We call this a _front-loaded_ batch sumcheck because the evaluation points of the differently-sized multilinears share the same low-index variables. That is, all of the evaluation points are prefixes of one another. This can be important and is actually very important for the FRI-Binius/Basefold PCS. But that's a story for another note.
## Back-loaded batch sumcheck
In other situations it is desirable to do a _back-loaded_ batch sumcheck, where the evaluation points share the same high-index variables and are thus all suffixes of one another.

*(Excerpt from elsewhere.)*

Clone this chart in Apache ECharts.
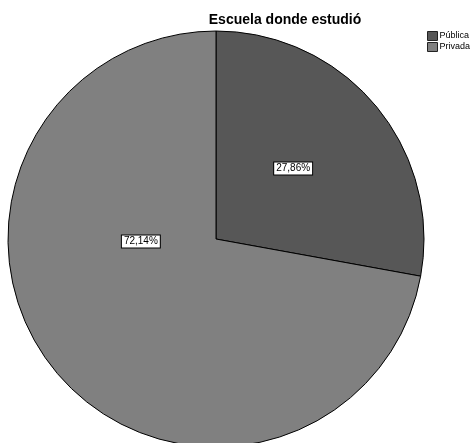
<!DOCTYPE html>
<html><head><meta charset="utf-8">
<script src="https://cdn.jsdelivr.net/npm/echarts@6/dist/echarts.min.js"></script>
<style>html,body{margin:0;padding:0;background:#fff}#c{width:473px;height:443px}</style>
</head><body><div id="c"></div>
<script>
const categories = ['Pública', 'Privada'];
const values = [27.86, 72.14];
const colors = ['#575757', '#808080'];
const labelOffsets = [[-5, -2], [7, -66]];

const chart = echarts.init(document.getElementById('c'), null, {renderer: 'canvas'});
chart.setOption({
  animation: false,
  backgroundColor: '#fff',
  title: {
    text: 'Escuela donde estudió',
    left: 280, top: 8, textAlign: 'center',
    textStyle: {fontFamily: 'Liberation Sans, Arial, sans-serif', fontSize: 14, fontWeight: 'bold', color: '#000'}
  },
  legend: {
    orient: 'vertical', left: 427, top: 31, itemWidth: 10, itemHeight: 9, itemGap: 1, padding: 0,
    icon: 'rect',
    itemStyle: {borderColor: '#222', borderWidth: 1},
    textStyle: {fontFamily: '"Liberation Sans Narrow", "Liberation Sans", Arial, sans-serif', fontSize: 9, color: '#000', padding: [0, 0, 0, -3]},
    data: categories
  },
  series: [{
    type: 'pie',
    center: [216, 239],
    radius: 208,
    startAngle: 90,
    clockwise: true,
    silent: true,
    emphasis: {disabled: true},
    itemStyle: {borderColor: '#000', borderWidth: 1},
    label: {
      show: true, position: 'inside',
      formatter: p => p.value.toFixed(2).replace('.', ',') + '%',
      fontFamily: 'Liberation Sans, Arial, sans-serif', fontSize: 10, color: '#000',
      backgroundColor: '#fff', borderColor: '#000', borderWidth: 1, padding: [1, 2, 1, 2]
    },
    labelLine: {show: false},
    data: categories.map((n, i) => ({
      name: n, value: values[i],
      itemStyle: {color: colors[i]},
      label: {offset: labelOffsets[i]}
    }))
  }]
});
</script></body></html>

Mathematically, this is easy, we will just rearrange the index of the padding variables. Instead of padding $f$ to $f'$ as we did above, instead define $f''(X_0, ..., X_{\mu + \eta - 1}) = \prod_{i=0}^{\eta-1} X_i f(X_\eta, ..., X_{\mu + \eta - 1})$.
Consider the prover algorithm $\mathcal{P}''$. In rounds $0$ to $\eta - 1$, the prover must send the line
\begin{align*}
p''(Y) &= (r_0 \cdot ... \cdot r_{i-1}) Y \sum_{v \in B_\mu} f(\{v\}) \\
&= (r_0 \cdot ... \cdot r_{i-1}) s Y
\end{align*}
In rounds $i$ from $\eta$ to $\eta + \mu - 1$, $\mathcal{P}$'' sends $\prod_{j=0}^{\eta-1} r_j p_{i-\eta}(Y)$, where $p_{i-\eta}(Y)$ is the round message $\mathcal{P}$ would have sent in round $i - \eta$.